- Born: Bessie Mitchel May 4, 1896 Sandusky, Ohio, USA
- Died: September 10, 1976 (aged 80) Calgary, Alberta, Canada
- Education: University of Alberta; University of Iowa;

= Betty Mitchell (theatre director) =

Canadian theatre director

Bessie "Betty" Mitchell (May 4, 1896 - September 10, 1976) was an American-born Canadian theatre director and educator.

She was born in Sandusky, Ohio, and came to Alberta with her mother, brother and sister when she was sixteen, settling on a farm near Oyen. She completed high school by correspondence. Mitchell went on to attend the normal school in Calgary and teach in rural schools. She studied botany at the University of Alberta, where she also first appeared in a drama production. She taught botany in Calgary schools for ten years. Mitchell also helped establish a number of theatre groups there: The Green Room Club in 1930, the Side Door Playhouse in 1932 and Workshop 14 in 1944. Workshop 14 merged with the Mac Theatre Society to form Theatre Calgary, a professional theatre group, in 1966. After the newly elected Social Credit provincial government incorporated fine arts into the high school curriculum, Mitchell became a high school drama teacher.
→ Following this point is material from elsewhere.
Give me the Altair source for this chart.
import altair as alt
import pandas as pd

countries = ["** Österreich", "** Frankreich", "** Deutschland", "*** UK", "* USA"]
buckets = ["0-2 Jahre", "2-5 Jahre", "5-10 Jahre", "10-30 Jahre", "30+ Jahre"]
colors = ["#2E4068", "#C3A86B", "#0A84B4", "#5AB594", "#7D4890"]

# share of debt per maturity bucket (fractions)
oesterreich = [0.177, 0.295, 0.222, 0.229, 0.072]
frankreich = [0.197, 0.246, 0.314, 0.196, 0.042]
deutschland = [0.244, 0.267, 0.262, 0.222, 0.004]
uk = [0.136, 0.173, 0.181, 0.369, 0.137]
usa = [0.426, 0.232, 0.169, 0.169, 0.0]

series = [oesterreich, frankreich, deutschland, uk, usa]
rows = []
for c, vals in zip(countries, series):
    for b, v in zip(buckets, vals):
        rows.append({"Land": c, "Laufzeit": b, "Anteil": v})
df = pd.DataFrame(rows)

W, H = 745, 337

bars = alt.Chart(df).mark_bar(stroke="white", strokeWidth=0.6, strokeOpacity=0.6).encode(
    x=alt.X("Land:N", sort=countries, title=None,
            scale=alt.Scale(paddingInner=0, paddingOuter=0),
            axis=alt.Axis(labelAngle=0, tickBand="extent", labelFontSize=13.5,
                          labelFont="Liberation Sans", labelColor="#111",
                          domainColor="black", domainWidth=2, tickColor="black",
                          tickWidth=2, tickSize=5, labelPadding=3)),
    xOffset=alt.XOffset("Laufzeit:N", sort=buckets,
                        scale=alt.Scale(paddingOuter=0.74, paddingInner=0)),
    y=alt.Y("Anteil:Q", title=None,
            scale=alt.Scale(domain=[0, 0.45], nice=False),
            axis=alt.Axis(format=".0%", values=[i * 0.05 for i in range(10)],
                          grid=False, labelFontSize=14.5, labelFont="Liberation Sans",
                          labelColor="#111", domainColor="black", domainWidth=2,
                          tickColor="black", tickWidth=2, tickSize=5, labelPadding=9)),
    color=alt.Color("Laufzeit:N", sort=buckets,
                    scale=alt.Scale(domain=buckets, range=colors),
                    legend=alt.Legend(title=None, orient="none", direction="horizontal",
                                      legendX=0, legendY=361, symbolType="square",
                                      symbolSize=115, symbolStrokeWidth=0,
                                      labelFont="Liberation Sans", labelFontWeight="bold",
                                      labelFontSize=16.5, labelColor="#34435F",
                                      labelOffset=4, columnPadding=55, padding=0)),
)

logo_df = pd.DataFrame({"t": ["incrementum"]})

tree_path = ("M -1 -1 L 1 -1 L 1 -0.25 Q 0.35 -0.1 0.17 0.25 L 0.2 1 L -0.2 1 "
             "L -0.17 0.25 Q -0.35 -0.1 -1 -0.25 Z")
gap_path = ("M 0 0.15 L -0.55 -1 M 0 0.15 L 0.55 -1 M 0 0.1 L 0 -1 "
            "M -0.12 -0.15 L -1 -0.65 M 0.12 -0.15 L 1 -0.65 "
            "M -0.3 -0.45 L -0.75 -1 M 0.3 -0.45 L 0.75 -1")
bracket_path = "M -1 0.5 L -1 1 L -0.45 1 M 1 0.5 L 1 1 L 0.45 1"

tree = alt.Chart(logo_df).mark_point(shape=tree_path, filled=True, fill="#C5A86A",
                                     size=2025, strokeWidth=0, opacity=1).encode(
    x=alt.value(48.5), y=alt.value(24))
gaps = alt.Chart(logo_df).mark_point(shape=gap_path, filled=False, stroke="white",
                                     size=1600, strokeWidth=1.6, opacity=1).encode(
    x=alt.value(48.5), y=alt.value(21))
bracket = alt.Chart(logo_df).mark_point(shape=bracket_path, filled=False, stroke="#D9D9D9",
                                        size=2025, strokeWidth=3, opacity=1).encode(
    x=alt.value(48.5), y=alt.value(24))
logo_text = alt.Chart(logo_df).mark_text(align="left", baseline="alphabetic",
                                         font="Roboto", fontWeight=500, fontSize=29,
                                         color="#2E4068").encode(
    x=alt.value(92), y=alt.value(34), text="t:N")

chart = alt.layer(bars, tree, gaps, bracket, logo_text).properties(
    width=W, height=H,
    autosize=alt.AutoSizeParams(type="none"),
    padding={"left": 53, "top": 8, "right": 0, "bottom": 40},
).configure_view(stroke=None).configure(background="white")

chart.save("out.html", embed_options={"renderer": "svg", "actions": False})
She was director of drama at Western Canada High School from 1936 to 1961. She was also a director at the Studio Theatre of the University of Alberta. From 1955 to 1960, she was a judge at the Dominion Drama Festival.
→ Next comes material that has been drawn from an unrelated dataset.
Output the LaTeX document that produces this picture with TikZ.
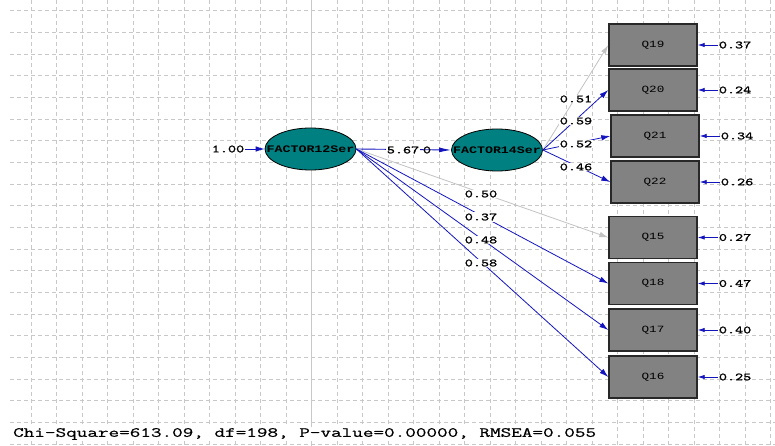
\documentclass[tikz,border=0pt]{standalone}
\usepackage{fontspec}
\usetikzlibrary{shapes.geometric,arrows.meta,positioning}
\newfontfamily\lisfont[FakeStretch=1.33]{Liberation Mono}
\newfontfamily\coeffont[FakeStretch=1.4,FakeBold=1.5]{Latin Modern Mono}
\newfontfamily\statfont[FakeStretch=1.47,FakeBold=0.8]{Latin Modern Mono}
\definecolor{listeal}{RGB}{0,128,128}
\definecolor{boxgray}{RGB}{130,130,130}
\definecolor{boxline}{RGB}{40,40,40}
\definecolor{pathblue}{RGB}{20,20,190}
\definecolor{pathgray}{RGB}{195,195,195}
\definecolor{gridgray}{RGB}{200,200,200}

\begin{document}
\begin{tikzpicture}[x=1pt,y=-1pt,
  gridline/.style={draw=gridgray,line width=0.6pt,dash pattern=on 4pt off 3pt},
  latent/.style={ellipse,draw=black,line width=0.8pt,fill=listeal,
    minimum width=91pt,minimum height=42pt,inner sep=0pt},
  latentlab/.style={inner sep=0pt,font=\lisfont\bfseries\fontsize{10}{12}\selectfont},
  observed/.style={rectangle,draw=boxline,line width=1.4pt,fill=boxgray,
    minimum width=88pt,minimum height=42pt,inner sep=0pt,
    font=\lisfont\fontsize{9.5}{11}\selectfont},
  loading/.style={draw=pathblue,line width=0.8pt,-{Latex[length=9pt,width=5.5pt]}},
  greyloading/.style={loading,draw=pathgray},
  errarrow/.style={draw=pathblue,line width=0.9pt,-{Latex[length=7pt,width=4.5pt]}},
  coef/.style={fill=white,inner sep=1pt,font=\coeffont\fontsize{11}{12}\selectfont},
  errlab/.style={inner sep=1pt,font=\coeffont\fontsize{11}{12}\selectfont},
  stat/.style={fill=white,inner sep=1pt,font=\statfont\fontsize{14}{16}\selectfont}]
\useasboundingbox (0,0) rectangle (775,446);
\fill[white] (0,0) rectangle (775,446);
% background grid
\foreach \gx in {0,...,29}
  \draw[gridline] ({31+25.5*\gx},0) -- ({31+25.5*\gx},446);
\foreach \gy in {0,...,20}
  \draw[gridline] (10,{10.7+21.67*\gy}) -- (775,{10.7+21.67*\gy});
\draw[draw=gridgray,line width=0.8pt] (311.5,0) -- (311.5,446);
% latent variables
\node[latent] (f12) at (310.5,149) {};
\node[latent] (f14) at (497,150) {};
% observed variables
\node[observed] (Q19) at (653,45) {Q19};
\node[observed] (Q20) at (653,90) {Q20};
\node[observed] (Q21) at (655,136) {Q21};
\node[observed] (Q22) at (655,182) {Q22};
\node[observed] (Q15) at (653,237.5) {Q15};
\node[observed] (Q18) at (653,283.5) {Q18};
\node[observed] (Q17) at (653,330) {Q17};
\node[observed] (Q16) at (653,377) {Q16};
% error variances
\node[errlab,right=20pt of Q19] (e19) {0.37};
\node[errlab,right=20pt of Q20] (e20) {0.24};
\node[errlab,right=20pt of Q21] (e21) {0.34};
\node[errlab,right=20pt of Q22] (e22) {0.26};
\node[errlab,right=20pt of Q15] (e15) {0.27};
\node[errlab,right=20pt of Q18] (e18) {0.47};
\node[errlab,right=20pt of Q17] (e17) {0.40};
\node[errlab,right=20pt of Q16] (e16) {0.25};
\draw[errarrow] (e19.west) -- (Q19.east);
\draw[errarrow] (e20.west) -- (Q20.east);
\draw[errarrow] (e21.west) -- (Q21.east);
\draw[errarrow] (e22.west) -- (Q22.east);
\draw[errarrow] (e15.west) -- (Q15.east);
\draw[errarrow] (e18.west) -- (Q18.east);
\draw[errarrow] (e17.west) -- (Q17.east);
\draw[errarrow] (e16.west) -- (Q16.east);
% paths
\node[coef] (v12) at (228,149) {1.00};
\draw[loading] (v12.east) -- (f12.west);
\draw[draw=pathblue,line width=0.9pt,-{Latex[length=12pt,width=5pt]}] (f12.east) -- (f14.west);
\draw[greyloading] (f14.east) -- (Q19.west);
\draw[loading] (f14.east) -- (Q20.west);
\draw[loading] (f14.east) -- (Q21.west);
\draw[loading] (f14.east) -- (Q22.west);
\draw[greyloading] (f12.east) -- (Q15.west);
\draw[loading] (f12.east) -- (Q18.west);
\draw[loading] (f12.east) -- (Q17.west);
\draw[loading] (f12.east) -- (Q16.west);
% coefficients
\node[coef] (b14) at (403,150) {5.67};
\node[errlab] (t14) at (427,150) {0};
\node[coef] (l19) at (576,99) {0.51};
\node[coef] (l20) at (576,121) {0.59};
\node[coef] (l21) at (576,144) {0.52};
\node[coef] (l22) at (576,167) {0.46};
\node[coef] (l15) at (481,194) {0.50};
\node[coef] (l18) at (481,217) {0.37};
\node[coef] (l17) at (481,240) {0.48};
\node[coef] (l16) at (481,263) {0.58};
% latent labels
\node[latentlab] at (f12) {FACTOR12Ser};
\node[latentlab] at (f14) {FACTOR14Ser};
% fit statistics
\node[stat,anchor=west] (fit) at (12,434) {Chi-Square=613.09, df=198, P-value=0.00000, RMSEA=0.055};
\end{tikzpicture}
\end{document}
After Professor Barclay Leathem attended a special presentation of Our Town at Western Canada High School, he recommended Mitchell for a Rockefeller Foundation Fellowship. She went on to earn an MA in theatre at the State University of Iowa. A National Research Fellowship from the Cleveland Play House allowed her to visit and study theatre groups in the United States.

She died in Calgary at the age of 80.

The Betty Mitchell Awards or Bettys were established in 1998 to recognize the best in Calgary theatre. A theatre at the Allied Arts Centre in Calgary and the Betty Mitchell Theatre at the Southern Alberta Jubilee Auditorium were also named in her honour.